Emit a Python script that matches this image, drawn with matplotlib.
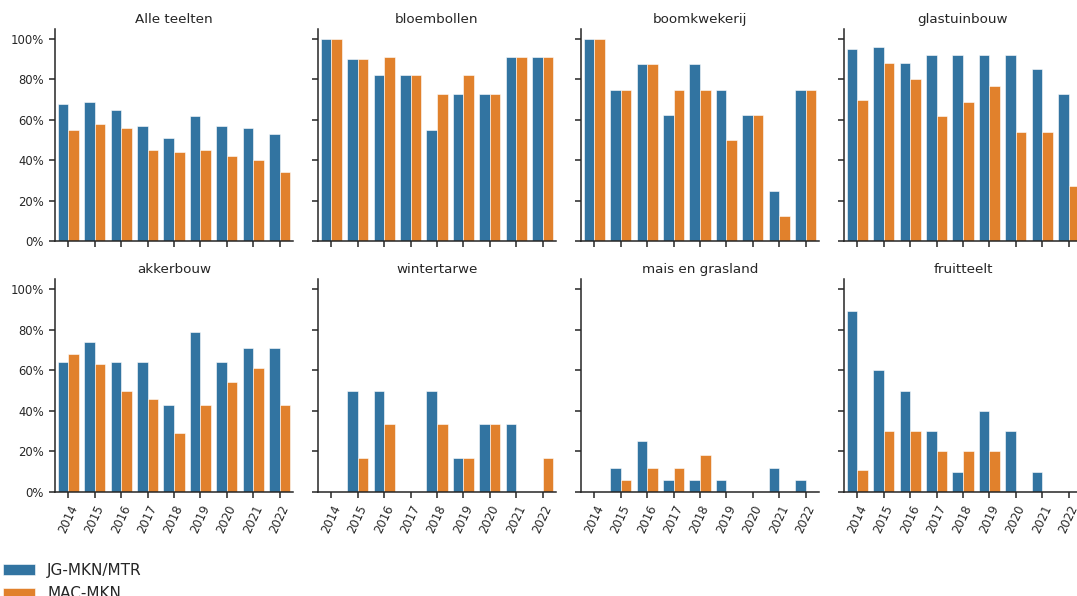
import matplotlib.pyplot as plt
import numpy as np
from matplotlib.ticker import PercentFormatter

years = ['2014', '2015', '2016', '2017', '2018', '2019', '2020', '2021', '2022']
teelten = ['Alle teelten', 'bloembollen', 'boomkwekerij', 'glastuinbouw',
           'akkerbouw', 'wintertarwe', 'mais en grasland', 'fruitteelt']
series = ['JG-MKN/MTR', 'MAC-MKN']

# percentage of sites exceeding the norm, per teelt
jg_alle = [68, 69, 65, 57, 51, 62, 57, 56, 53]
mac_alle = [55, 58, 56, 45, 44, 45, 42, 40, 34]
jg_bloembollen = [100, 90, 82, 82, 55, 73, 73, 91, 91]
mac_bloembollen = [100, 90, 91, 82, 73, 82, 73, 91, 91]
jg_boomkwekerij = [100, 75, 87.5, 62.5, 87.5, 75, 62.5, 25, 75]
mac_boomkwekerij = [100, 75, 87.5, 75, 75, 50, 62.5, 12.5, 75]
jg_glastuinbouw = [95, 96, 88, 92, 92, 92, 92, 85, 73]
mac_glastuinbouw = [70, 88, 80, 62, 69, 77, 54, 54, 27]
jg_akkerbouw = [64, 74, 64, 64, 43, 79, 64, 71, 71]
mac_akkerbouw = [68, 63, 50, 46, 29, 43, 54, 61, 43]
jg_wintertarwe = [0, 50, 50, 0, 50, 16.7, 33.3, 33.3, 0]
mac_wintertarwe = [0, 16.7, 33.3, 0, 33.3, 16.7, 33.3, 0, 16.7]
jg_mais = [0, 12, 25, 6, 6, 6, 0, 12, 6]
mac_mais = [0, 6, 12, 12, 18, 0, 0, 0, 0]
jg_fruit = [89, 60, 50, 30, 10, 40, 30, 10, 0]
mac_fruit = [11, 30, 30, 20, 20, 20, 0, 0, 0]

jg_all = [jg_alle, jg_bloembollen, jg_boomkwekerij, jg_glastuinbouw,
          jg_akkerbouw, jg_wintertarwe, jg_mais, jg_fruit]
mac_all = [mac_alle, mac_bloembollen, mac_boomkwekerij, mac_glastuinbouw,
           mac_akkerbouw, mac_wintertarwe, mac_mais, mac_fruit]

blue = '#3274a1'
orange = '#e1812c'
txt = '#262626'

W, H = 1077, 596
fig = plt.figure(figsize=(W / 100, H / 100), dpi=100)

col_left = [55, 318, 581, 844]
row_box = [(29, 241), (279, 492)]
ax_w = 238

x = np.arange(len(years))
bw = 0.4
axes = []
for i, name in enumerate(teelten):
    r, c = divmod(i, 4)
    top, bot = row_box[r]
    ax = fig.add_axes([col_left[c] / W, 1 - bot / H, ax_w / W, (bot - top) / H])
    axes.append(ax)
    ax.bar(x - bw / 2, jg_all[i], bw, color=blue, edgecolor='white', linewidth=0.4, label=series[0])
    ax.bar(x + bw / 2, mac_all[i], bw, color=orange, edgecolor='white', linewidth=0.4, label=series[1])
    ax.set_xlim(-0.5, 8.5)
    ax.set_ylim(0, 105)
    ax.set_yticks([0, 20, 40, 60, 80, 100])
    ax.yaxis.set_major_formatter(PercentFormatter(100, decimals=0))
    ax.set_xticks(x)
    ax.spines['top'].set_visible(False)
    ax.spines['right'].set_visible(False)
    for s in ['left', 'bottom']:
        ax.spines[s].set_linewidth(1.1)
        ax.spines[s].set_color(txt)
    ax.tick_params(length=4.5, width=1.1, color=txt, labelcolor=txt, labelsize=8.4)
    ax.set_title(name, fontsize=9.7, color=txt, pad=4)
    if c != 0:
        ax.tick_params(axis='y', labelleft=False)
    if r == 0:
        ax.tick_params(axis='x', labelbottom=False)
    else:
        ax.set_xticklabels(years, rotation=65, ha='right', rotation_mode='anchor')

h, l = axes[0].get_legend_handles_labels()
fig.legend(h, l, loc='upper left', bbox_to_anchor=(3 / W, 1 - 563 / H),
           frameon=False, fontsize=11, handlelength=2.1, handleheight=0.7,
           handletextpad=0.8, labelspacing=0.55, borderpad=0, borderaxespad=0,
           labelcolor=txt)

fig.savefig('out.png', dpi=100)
───
__Given problem__:
Drop the images and repeat the data exactly.

__Reply to the task__:
Emit a Python script that matches this image, drawn with matplotlib.
import matplotlib.pyplot as plt
import numpy as np
from matplotlib.ticker import PercentFormatter

years = ['2014', '2015', '2016', '2017', '2018', '2019', '2020', '2021', '2022']
teelten = ['Alle teelten', 'bloembollen', 'boomkwekerij', 'glastuinbouw',
           'akkerbouw', 'wintertarwe', 'mais en grasland', 'fruitteelt']
series = ['JG-MKN/MTR', 'MAC-MKN']

# percentage of sites exceeding the norm, per teelt
jg_alle = [68, 69, 65, 57, 51, 62, 57, 56, 53]
mac_alle = [55, 58, 56, 45, 44, 45, 42, 40, 34]
jg_bloembollen = [100, 90, 82, 82, 55, 73, 73, 91, 91]
mac_bloembollen = [100, 90, 91, 82, 73, 82, 73, 91, 91]
jg_boomkwekerij = [100, 75, 87.5, 62.5, 87.5, 75, 62.5, 25, 75]
mac_boomkwekerij = [100, 75, 87.5, 75, 75, 50, 62.5, 12.5, 75]
jg_glastuinbouw = [95, 96, 88, 92, 92, 92, 92, 85, 73]
mac_glastuinbouw = [70, 88, 80, 62, 69, 77, 54, 54, 27]
jg_akkerbouw = [64, 74, 64, 64, 43, 79, 64, 71, 71]
mac_akkerbouw = [68, 63, 50, 46, 29, 43, 54, 61, 43]
jg_wintertarwe = [0, 50, 50, 0, 50, 16.7, 33.3, 33.3, 0]
mac_wintertarwe = [0, 16.7, 33.3, 0, 33.3, 16.7, 33.3, 0, 16.7]
jg_mais = [0, 12, 25, 6, 6, 6, 0, 12, 6]
mac_mais = [0, 6, 12, 12, 18, 0, 0, 0, 0]
jg_fruit = [89, 60, 50, 30, 10, 40, 30, 10, 0]
mac_fruit = [11, 30, 30, 20, 20, 20, 0, 0, 0]

jg_all = [jg_alle, jg_bloembollen, jg_boomkwekerij, jg_glastuinbouw,
          jg_akkerbouw, jg_wintertarwe, jg_mais, jg_fruit]
mac_all = [mac_alle, mac_bloembollen, mac_boomkwekerij, mac_glastuinbouw,
           mac_akkerbouw, mac_wintertarwe, mac_mais, mac_fruit]

blue = '#3274a1'
orange = '#e1812c'
txt = '#262626'

W, H = 1077, 596
fig = plt.figure(figsize=(W / 100, H / 100), dpi=100)

col_left = [55, 318, 581, 844]
row_box = [(29, 241), (279, 492)]
ax_w = 238

x = np.arange(len(years))
bw = 0.4
axes = []
for i, name in enumerate(teelten):
    r, c = divmod(i, 4)
    top, bot = row_box[r]
    ax = fig.add_axes([col_left[c] / W, 1 - bot / H, ax_w / W, (bot - top) / H])
    axes.append(ax)
    ax.bar(x - bw / 2, jg_all[i], bw, color=blue, edgecolor='white', linewidth=0.4, label=series[0])
    ax.bar(x + bw / 2, mac_all[i], bw, color=orange, edgecolor='white', linewidth=0.4, label=series[1])
    ax.set_xlim(-0.5, 8.5)
    ax.set_ylim(0, 105)
    ax.set_yticks([0, 20, 40, 60, 80, 100])
    ax.yaxis.set_major_formatter(PercentFormatter(100, decimals=0))
    ax.set_xticks(x)
    ax.spines['top'].set_visible(False)
    ax.spines['right'].set_visible(False)
    for s in ['left', 'bottom']:
        ax.spines[s].set_linewidth(1.1)
        ax.spines[s].set_color(txt)
    ax.tick_params(length=4.5, width=1.1, color=txt, labelcolor=txt, labelsize=8.4)
    ax.set_title(name, fontsize=9.7, color=txt, pad=4)
    if c != 0:
        ax.tick_params(axis='y', labelleft=False)
    if r == 0:
        ax.tick_params(axis='x', labelbottom=False)
    else:
        ax.set_xticklabels(years, rotation=65, ha='right', rotation_mode='anchor')

h, l = axes[0].get_legend_handles_labels()
fig.legend(h, l, loc='upper left', bbox_to_anchor=(3 / W, 1 - 563 / H),
           frameon=False, fontsize=11, handlelength=2.1, handleheight=0.7,
           handletextpad=0.8, labelspacing=0.55, borderpad=0, borderaxespad=0,
           labelcolor=txt)

fig.savefig('out.png', dpi=100)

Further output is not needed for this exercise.